The Centers for Disease Control recently reported that the current measles outbreak — the worst in the United States in 25 years — has spread to 1,022 cases in 28 states since September. The overwhelming majority of these cases have occurred in New York State, where the outbreak is largely linked to parents who have chosen not to vaccinate their children. To date, more than 50 patients across the state, mostly children, have been hospitalized, with some landing in intensive care units.
We should not take this outbreak lightly or believe there is an easy medical fix. Measles, which is vaccine-preventable, is one of the most contagious viruses identified by science — 10 times more contagious than influenza — and once someone is infected, there is no treatment.
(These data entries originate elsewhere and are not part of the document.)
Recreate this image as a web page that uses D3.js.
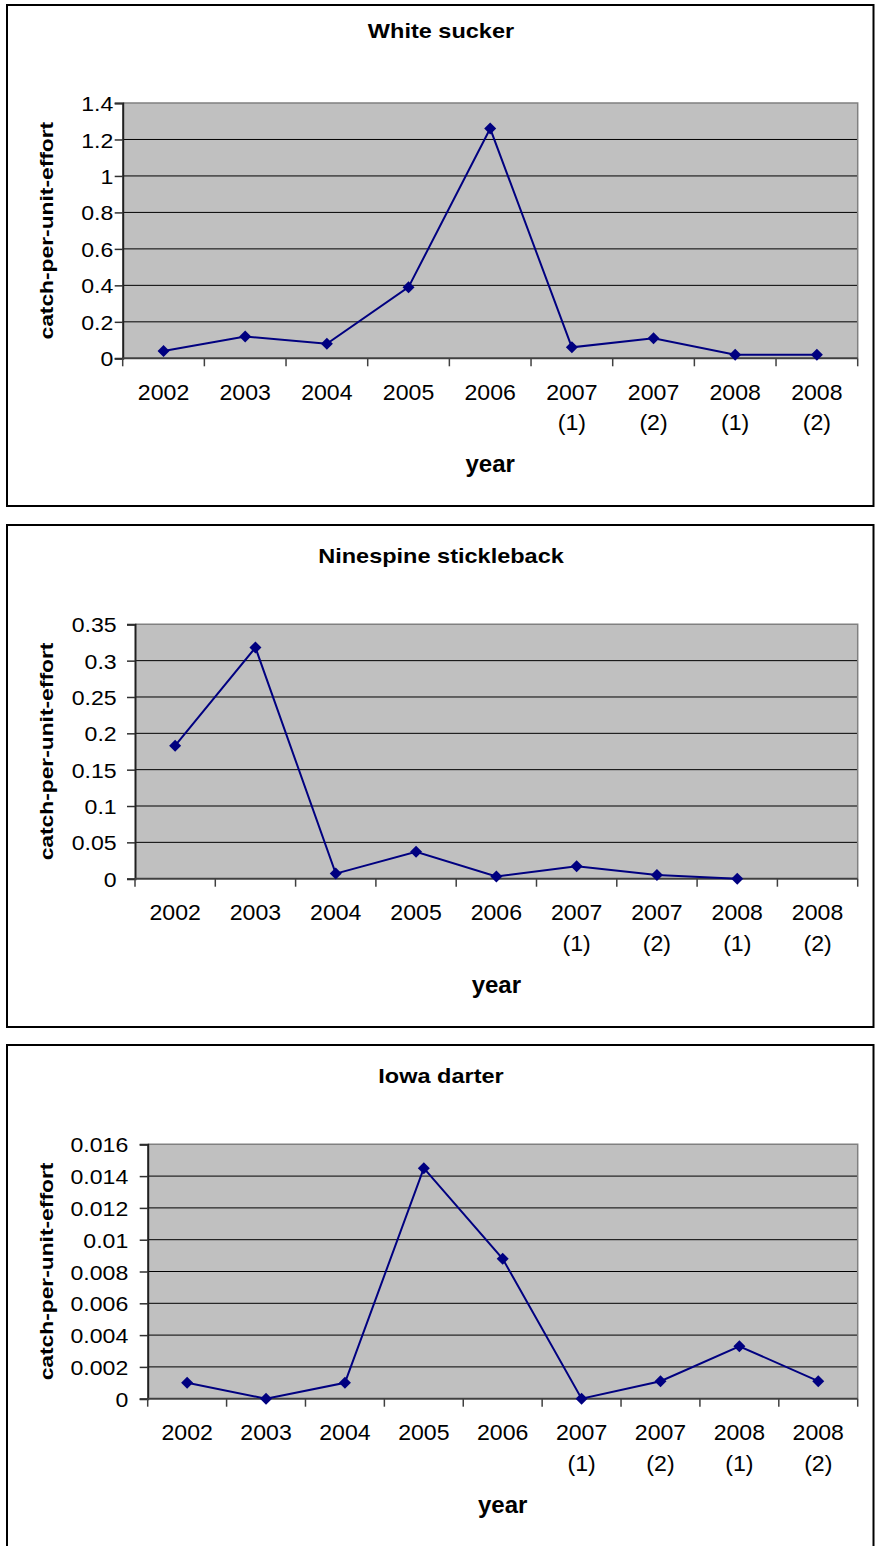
<!DOCTYPE html>
<html>
<head>
<meta charset="utf-8">
<script src="https://cdn.jsdelivr.net/npm/d3@7"></script>
<style>
  body { margin: 0; background: #fff; }
  svg { display: block; }
  text { font-family: "Liberation Sans", Arial, sans-serif; fill: #000; }
</style>
</head>
<body>
<svg id="chart" width="876" height="1546"></svg>
<script>
// Sampling occasions shared by all three species
const categories = ["2002", "2003", "2004", "2005", "2006", "2007 (1)", "2007 (2)", "2008 (1)", "2008 (2)"];

// Catch-per-unit-effort for each species (null = not sampled)
const whiteSucker = [0.04, 0.12, 0.08, 0.39, 1.26, 0.06, 0.11, 0.02, 0.02];
const ninespineStickleback = [0.183, 0.318, 0.007, 0.037, 0.003, 0.017, 0.005, 0, null];
const iowaDarter = [0.001, 0, 0.001, 0.0145, 0.0088, 0, 0.0011, 0.0033, 0.0011];

// Y-axis ticks and their printed labels
const whiteSuckerTicks = [0, 0.2, 0.4, 0.6, 0.8, 1, 1.2, 1.4];
const whiteSuckerTickLabels = ["0", "0.2", "0.4", "0.6", "0.8", "1", "1.2", "1.4"];
const ninespineTicks = [0, 0.05, 0.1, 0.15, 0.2, 0.25, 0.3, 0.35];
const ninespineTickLabels = ["0", "0.05", "0.1", "0.15", "0.2", "0.25", "0.3", "0.35"];
const iowaDarterTicks = [0, 0.002, 0.004, 0.006, 0.008, 0.01, 0.012, 0.014, 0.016];
const iowaDarterTickLabels = ["0", "0.002", "0.004", "0.006", "0.008", "0.01", "0.012", "0.014", "0.016"];

const titles = ["White sucker", "Ninespine stickleback", "Iowa darter"];
const xTitle = "year";
const yTitle = "catch-per-unit-effort";

// Frame and plot-area geometry of each stacked panel
const panels = [
  { box: [7, 5, 873.5, 506], plot: { left: 122.7, top: 103, right: 857.7, bottom: 358.3 },
    titleY: 38, tickLabelX: 113.3, values: whiteSucker, ticks: whiteSuckerTicks, labels: whiteSuckerTickLabels },
  { box: [7, 525, 873.5, 1027], plot: { left: 135, top: 624.3, right: 857.7, bottom: 878.7 },
    titleY: 563, tickLabelX: 116.7, values: ninespineStickleback, ticks: ninespineTicks, labels: ninespineTickLabels },
  { box: [7, 1045, 873.5, 1549], plot: { left: 147.7, top: 1144.3, right: 857.7, bottom: 1398.7 },
    titleY: 1083, tickLabelX: 128.3, values: iowaDarter, ticks: iowaDarterTicks, labels: iowaDarterTickLabels }
];

const svg = d3.select("#chart");
const navy = "#000080";

panels.forEach((p, idx) => {
  const g = svg.append("g");
  const { left, top, right, bottom } = p.plot;

  // outer frame
  g.append("rect")
    .attr("x", p.box[0]).attr("y", p.box[1])
    .attr("width", p.box[2] - p.box[0]).attr("height", p.box[3] - p.box[1])
    .attr("fill", "#fff").attr("stroke", "#000").attr("stroke-width", 2);

  const x = d3.scaleBand().domain(categories).range([left, right]).paddingInner(0).paddingOuter(0);
  const yMax = p.ticks[p.ticks.length - 1];
  const y = d3.scaleLinear().domain([0, yMax]).range([bottom, top]);

  // grey plot area
  g.append("rect")
    .attr("x", left).attr("y", y(yMax))
    .attr("width", right - left).attr("height", y(0) - y(yMax))
    .attr("fill", "#C0C0C0");

  // horizontal gridlines
  g.selectAll("line.grid").data(p.ticks.slice(1, -1)).join("line")
    .attr("class", "grid")
    .attr("x1", left).attr("x2", right)
    .attr("y1", d => y(d)).attr("y2", d => y(d))
    .attr("stroke", "#000").attr("stroke-width", 1);

  // top and right edge of the plot area
  g.append("path")
    .attr("d", `M${left},${y(yMax)}H${right}V${y(0)}`)
    .attr("fill", "none").attr("stroke", "#808080").attr("stroke-width", 1.5);

  // y axis
  const yAxis = d3.axisLeft(y).tickValues(p.ticks).tickSize(8).tickFormat((d, i) => p.labels[i]);
  const ya = g.append("g").attr("transform", `translate(${left},0)`).call(yAxis);
  ya.select(".domain").attr("stroke", "#202020").attr("stroke-width", 2);
  ya.selectAll(".tick line").attr("stroke", "#303030").attr("stroke-width", 1.5);
  ya.selectAll(".tick text")
    .attr("x", 0).attr("dy", "0.36em")
    .attr("font-size", 21)
    .attr("font-family", "'Liberation Sans', Arial, sans-serif")
    .attr("fill", "#000")
    .attr("text-anchor", "end")
    .attr("transform", `translate(${p.tickLabelX - left},0) scale(1.1,1)`);

  // x axis line and category boundary ticks
  g.append("line")
    .attr("x1", left).attr("x2", right).attr("y1", y(0)).attr("y2", y(0))
    .attr("stroke", "#404040").attr("stroke-width", 2);
  const bounds = categories.map(c => x(c)).concat([right]);
  g.selectAll("line.xtick").data(bounds).join("line")
    .attr("class", "xtick")
    .attr("x1", d => d).attr("x2", d => d)
    .attr("y1", y(0)).attr("y2", y(0) + 8)
    .attr("stroke", "#404040").attr("stroke-width", 1.5);

  // category labels, split onto two lines
  const xl = g.selectAll("text.xlab").data(categories).join("text")
    .attr("class", "xlab")
    .attr("font-size", 22)
    .attr("text-anchor", "middle")
    .attr("transform", d => `translate(${x(d) + x.bandwidth() / 2},${y(0) + 41.5}) scale(1.05,1)`);
  xl.each(function (d) {
    const parts = d.split(" ");
    const t = d3.select(this);
    parts.forEach((s, i) => {
      t.append("tspan").attr("x", 0).attr("y", i * 30.5).text(s);
    });
  });

  // axis titles
  g.append("text")
    .attr("font-size", 24).attr("font-weight", "bold").attr("text-anchor", "middle")
    .attr("x", (left + right) / 2).attr("y", y(0) + 114)
    .text(xTitle);
  g.append("text")
    .attr("font-size", 19).attr("font-weight", "bold").attr("text-anchor", "middle")
    .attr("transform", `translate(53,${(top + bottom) / 2}) rotate(-90) scale(1.2,1)`)
    .text(yTitle);

  // chart title
  g.append("text")
    .attr("font-size", 21).attr("font-weight", "bold").attr("text-anchor", "middle")
    .attr("transform", `translate(441,${p.titleY}) scale(1.12,1)`)
    .text(titles[idx]);

  // data line and diamond markers
  const pts = categories.map((c, i) => ({ c, v: p.values[i] }));
  const line = d3.line()
    .defined(d => d.v !== null)
    .x(d => x(d.c) + x.bandwidth() / 2)
    .y(d => y(d.v));
  g.append("path").datum(pts)
    .attr("d", line)
    .attr("fill", "none").attr("stroke", navy).attr("stroke-width", 2);
  g.selectAll("path.marker").data(pts.filter(d => d.v !== null)).join("path")
    .attr("class", "marker")
    .attr("d", d3.symbol(d3.symbolSquare, 72))
    .attr("transform", d => `translate(${x(d.c) + x.bandwidth() / 2},${y(d.v)}) rotate(45)`)
    .attr("fill", navy);
});
</script>
</body>
</html>
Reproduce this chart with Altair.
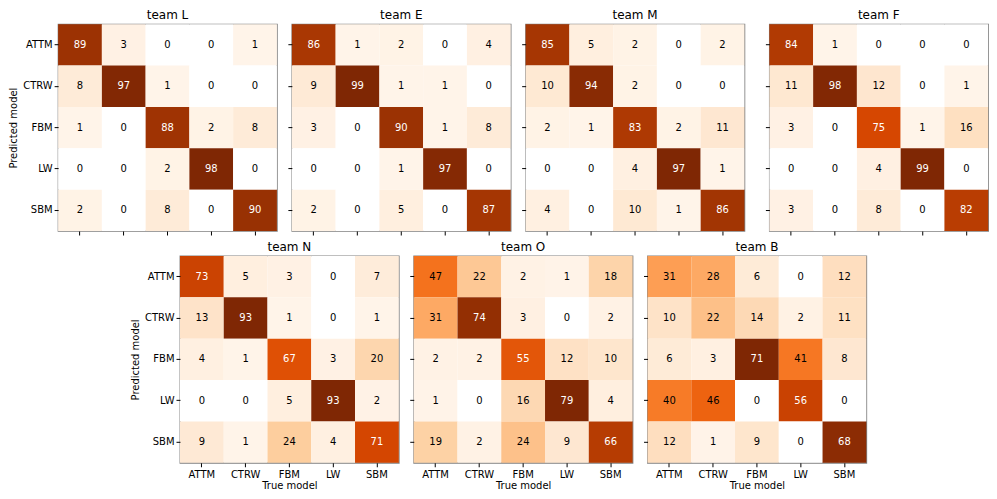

It’s estimated that, if exposed to the virus, 90% of unvaccinated people will end up infected and, once infected, one in four people with measles will be hospitalized.
Beyond the severe flu-like symptoms, measles can lead to other illnesses, particularly in children, including pneumonia and encephalitis (swelling of the brain). In some cases it can be fatal for infants, pregnant women, and persons with otherwise weak immune systems. There is an overwhelming body of evidence that vaccines, including the measles, mumps and rubella vaccine (MMR), are safe and effective, and every year, millions of children and adults are given the MMR vaccine safely.
Unfortunately, many parents have been led to believe otherwise by anti-vaccine campaigners who have spread misinformation about vaccines through social media, handbooks and hotlines.
The only way to stop the outbreak is to make sure more children are vaccinated against measles. New York State policymakers must pass critical legislation, introduced by State Sen. Brad Hoylman of Manhattan and Assemblyman Jeffrey Dinowitz of the Bronx, which would eliminate non-medical exemptions from childhood vaccination requirements, including requirements for MMR.
Vaccine exemptions should only be permitted when a health-care practitioner determines that the vaccine would be medically inappropriate for the patient. Overuse of non-medical exceptions is jeopardizing public health.
With widespread vaccination, once-common childhood diseases like measles, whopping cough, diptheria and others have become rare in this country. Before a measles vaccine was introduced in the U.S. in the 1960s, the CDC estimates there were 3 to 4 million cases a year. The disease became largely preventable through two shots administered during childhood and was declared eliminated in the U.S, in 2000 by the CDC. However, the severity of the current outbreak puts our country at risk of losing our measles elimination status.
In 2014, when a measles outbreak started at Disneyland in California, lawmakers in the state quickly introduced and passed legislation to prohibit religious and philosophical exemptions for vaccines. The outbreak was curbed and today schoolchildren in California must be vaccinated unless they have a medical excuse. Unfortunately, bills similar to California’s have languished in the New York legislature since January.
Our policymakers must pass this important legislation before the legislative session ends. It is an important step towards protecting all New Yorkers — including our vulnerable children — from this grave public health emergency.